┌──

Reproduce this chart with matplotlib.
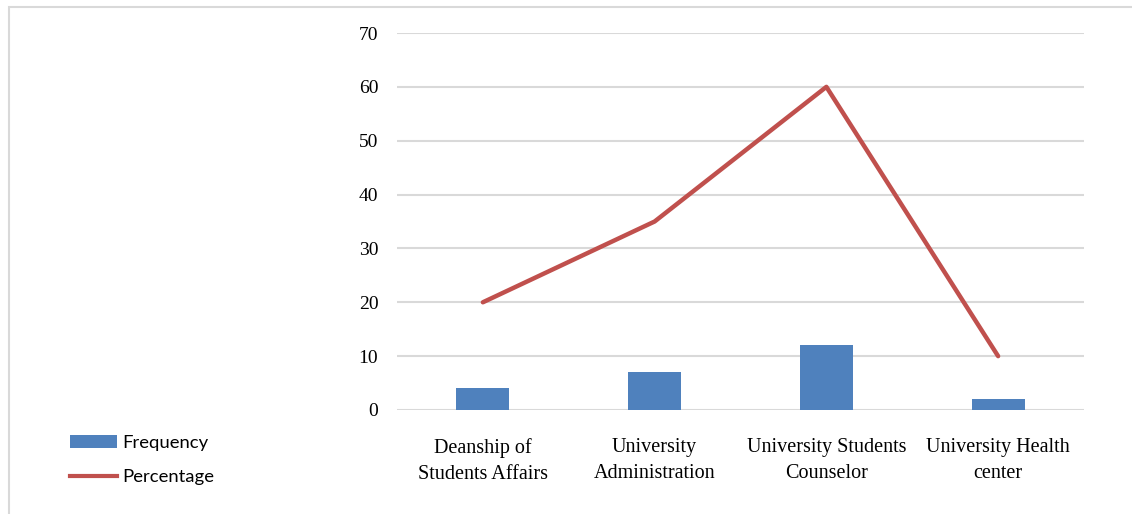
import matplotlib
matplotlib.use("Agg")
import matplotlib.pyplot as plt
from matplotlib.patches import Rectangle
from matplotlib.lines import Line2D
import numpy as np

categories = ["Deanship of\nStudents Affairs", "University\nAdministration",
              "University Students\nCounselor", "University Health\ncenter"]
frequency = [4, 7, 12, 2]
percentage = [20, 35, 60, 10]
yticks = [0, 10, 20, 30, 40, 50, 60, 70]

W, H = 1132, 514
fig = plt.figure(figsize=(W/100, H/100), dpi=100)
fig.patch.set_facecolor("white")

# outer frame (cropped on right/bottom)
fig.patches.append(Rectangle((9/W, -0.1), 1.2, 1 - 7/H + 0.1, transform=fig.transFigure,
                             fill=False, edgecolor="#D9D9D9", linewidth=1.5))

ax = fig.add_axes([397/W, 1 - 410/H, (1084-397)/W, (410-33)/H])
x = np.arange(len(categories))
ax.bar(x, frequency, width=0.31, color="#4F81BD", zorder=3)
ax.plot(x, percentage, color="#C0504D", linewidth=3.2, zorder=4, solid_capstyle="round")

ax.set_xlim(-0.5, len(categories) - 0.5)
ax.set_ylim(0, 70)
ax.set_yticks(yticks)
ax.set_xticks(x)
ax.set_xticklabels(categories, fontfamily="Liberation Serif", fontsize=14.5, linespacing=1.55)
ax.set_yticklabels([str(v) for v in yticks], fontfamily="Liberation Serif", fontsize=14)
ax.tick_params(axis="both", length=0)
ax.tick_params(axis="y", pad=13.5)
ax.tick_params(axis="x", pad=20)
ax.grid(axis="y", color="#D9D9D9", linewidth=1.5, zorder=0)
for s in ax.spines.values():
    s.set_visible(False)

handles = [Rectangle((0, 0), 1, 1, facecolor="#4F81BD", edgecolor="none"),
           Line2D([0], [0], color="#C0504D", linewidth=3)]
leg = fig.legend(handles, ["Frequency", "Percentage"], loc="upper left",
                 bbox_to_anchor=(53/W, 1 - 418/H), frameon=False,
                 prop={"family": "Lato", "size": 13.3}, handlelength=2.55,
                 handleheight=0.7, labelspacing=1.0, handletextpad=0.3)

fig.savefig("out.png", dpi=100, facecolor="white")
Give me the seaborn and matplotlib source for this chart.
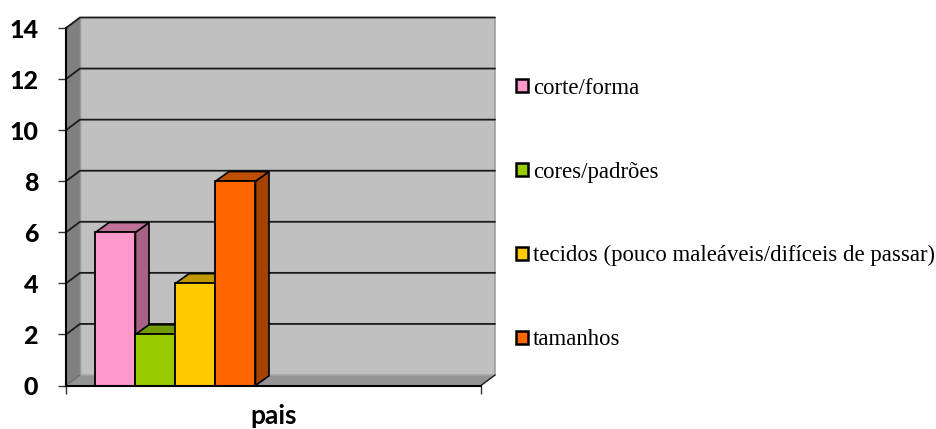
import matplotlib
matplotlib.use("Agg")
import matplotlib.pyplot as plt
from matplotlib.colors import to_rgb
from matplotlib.patches import Rectangle
import pandas as pd
import seaborn as sns

categorias = ["corte/forma", "cores/padrões", "tecidos (pouco maleáveis/difíceis de passar)", "tamanhos"]
valores = [6, 2, 4, 8]
grupo = ["pais"] * 4
cores = ["#FF99CC", "#99CC00", "#FFCC00", "#FF6600"]
yticks = [0, 2, 4, 6, 8, 10, 12, 14]

W, H = 937, 429
sns.set_theme(style="white")
fig = plt.figure(figsize=(W / 100, H / 100), dpi=100, facecolor="white")
L, R, T, B = 66, 481, 28, 385.5
ax = fig.add_axes([L / W, 1 - B / H, (R - L) / W, (B - T) / H])
ax.set_facecolor("none")

df = pd.DataFrame({"grupo": grupo, "categoria": categorias, "valor": valores})
sns.barplot(data=df, x="grupo", y="valor", hue="categoria", hue_order=categorias,
            palette=cores, width=0.8, gap=0, saturation=1, edgecolor="black",
            linewidth=1.3, ax=ax, zorder=6)
bars = [p for p in ax.patches if isinstance(p, Rectangle) and p.get_height() > 0]

x0, x1 = -0.5475, 1.5275
ax.set_xlim(x0, x1)
ax.set_ylim(yticks[0], yticks[-1])
px_x = (x1 - x0) / (R - L)
px_y = (yticks[-1] - yticks[0]) / (B - T)
dx, dy = 14 * px_x, 10.5 * px_y
bdx, bdy = 13.5 * px_x, 9.7 * px_y
ymin, ymax = yticks[0], yticks[-1]

# walls and floor
kw = dict(clip_on=False, lw=0)
ax.fill([x0 + dx, x1 + dx, x1 + dx, x0 + dx], [ymin + dy, ymin + dy, ymax + dy, ymax + dy], color="#C0C0C0", zorder=1, **kw)
ax.fill([x0, x0 + dx, x0 + dx, x0], [ymin, ymin + dy, ymax + dy, ymax], color="#808080", zorder=1, **kw)
ax.fill([x0, x1, x1 + dx, x0 + dx], [ymin, ymin, ymin + dy, ymin + dy], color="#949494", zorder=1, **kw)
ax.plot([x1 + dx, x1 + dx], [ymin + dy, ymax + dy], color="#999999", lw=1.1, clip_on=False, zorder=1.5)
ax.plot([x0 + dx, x1 + dx], [ymin + dy, ymin + dy], color="#A6A6A6", lw=1.2, clip_on=False, zorder=1.5)
ax.plot([x0 + dx, x0 + dx], [ymin + dy, ymax + dy], color="#999999", lw=1, clip_on=False, zorder=1.5)
for v in yticks[1:]:
    ax.plot([x0, x0 + dx, x1 + dx], [v, v + dy, v + dy], color="#1a1a1a", lw=1.3, clip_on=False, zorder=2)
ax.plot([x1, x1 + dx], [ymin, ymin + dy], color="#1a1a1a", lw=1.0, clip_on=False, zorder=2)
ax.plot([x0, x0 + dx], [ymin, ymin + dy], color="#666666", lw=0.8, clip_on=False, zorder=2)

# 3D faces built from the bars seaborn drew
for i, (p, c) in enumerate(zip(bars, cores)):
    a, w, h = p.get_x(), p.get_width(), p.get_height()
    r = to_rgb(c)
    top = tuple(v * 0.75 for v in r)
    side = tuple(v * 0.65 for v in r)
    z = 3 + i * 0.5
    p.set_zorder(z + 0.2)
    ax.fill([a + w, a + w + bdx, a + w + bdx, a + w], [0, bdy, h + bdy, h], facecolor=side,
            edgecolor="black", lw=1.2, clip_on=False, zorder=z)
    ax.fill([a, a + bdx, a + w + bdx, a + w], [h, h + bdy, h + bdy, h], facecolor=top,
            edgecolor="black", lw=1.2, clip_on=False, zorder=z + 0.1)

for s in ["top", "right"]:
    ax.spines[s].set_visible(False)
for s in ["left", "bottom"]:
    ax.spines[s].set_visible(True)
    ax.spines[s].set_color("black")
    ax.spines[s].set_linewidth(1.5)
    ax.spines[s].set_zorder(8)

ax.set_yticks(yticks)
ax.set_yticklabels([str(v) for v in yticks], fontfamily="Lato", fontweight="black", fontsize=18, color="black")
ax.set_xticks([x0, x1])
ax.set_xticklabels(["", ""])
ax.tick_params(axis="y", left=True, length=6, width=1, color="#333333", pad=14)
ax.tick_params(axis="x", bottom=True, length=6, width=1, color="#333333")
ax.set_ylabel("")
ax.set_xlabel("pais", fontfamily="Lato", fontweight="bold", fontsize=19, labelpad=0, color="black")
ax.xaxis.set_label_coords(0.5, -0.052)

handles, labels = ax.get_legend_handles_labels()
leg = ax.legend(handles, labels, loc="center left", frameon=False,
                bbox_to_anchor=(516 / W, 1 - 214 / H), bbox_transform=fig.transFigure,
                prop={"family": "Liberation Serif", "size": 16.4},
                handlelength=0.52, handleheight=0.52, handletextpad=0.22,
                labelspacing=2.755, borderpad=0, borderaxespad=0, labelcolor="black")
for h in leg.legend_handles:
    h.set_edgecolor("black")
    h.set_linewidth(1.8)

fig.savefig("out.png", dpi=100, facecolor="white")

└──

* **What is asked**: Start at the line with "Give me the", stop at the line with "ymin, ymax = yticks[0], yticks[-1]", both lines included, and repeat that span exactly without its pictures.

* **The output**:
Give me the seaborn and matplotlib source for this chart.
import matplotlib
matplotlib.use("Agg")
import matplotlib.pyplot as plt
from matplotlib.colors import to_rgb
from matplotlib.patches import Rectangle
import pandas as pd
import seaborn as sns

categorias = ["corte/forma", "cores/padrões", "tecidos (pouco maleáveis/difíceis de passar)", "tamanhos"]
valores = [6, 2, 4, 8]
grupo = ["pais"] * 4
cores = ["#FF99CC", "#99CC00", "#FFCC00", "#FF6600"]
yticks = [0, 2, 4, 6, 8, 10, 12, 14]

W, H = 937, 429
sns.set_theme(style="white")
fig = plt.figure(figsize=(W / 100, H / 100), dpi=100, facecolor="white")
L, R, T, B = 66, 481, 28, 385.5
ax = fig.add_axes([L / W, 1 - B / H, (R - L) / W, (B - T) / H])
ax.set_facecolor("none")

df = pd.DataFrame({"grupo": grupo, "categoria": categorias, "valor": valores})
sns.barplot(data=df, x="grupo", y="valor", hue="categoria", hue_order=categorias,
            palette=cores, width=0.8, gap=0, saturation=1, edgecolor="black",
            linewidth=1.3, ax=ax, zorder=6)
bars = [p for p in ax.patches if isinstance(p, Rectangle) and p.get_height() > 0]

x0, x1 = -0.5475, 1.5275
ax.set_xlim(x0, x1)
ax.set_ylim(yticks[0], yticks[-1])
px_x = (x1 - x0) / (R - L)
px_y = (yticks[-1] - yticks[0]) / (B - T)
dx, dy = 14 * px_x, 10.5 * px_y
bdx, bdy = 13.5 * px_x, 9.7 * px_y
ymin, ymax = yticks[0], yticks[-1]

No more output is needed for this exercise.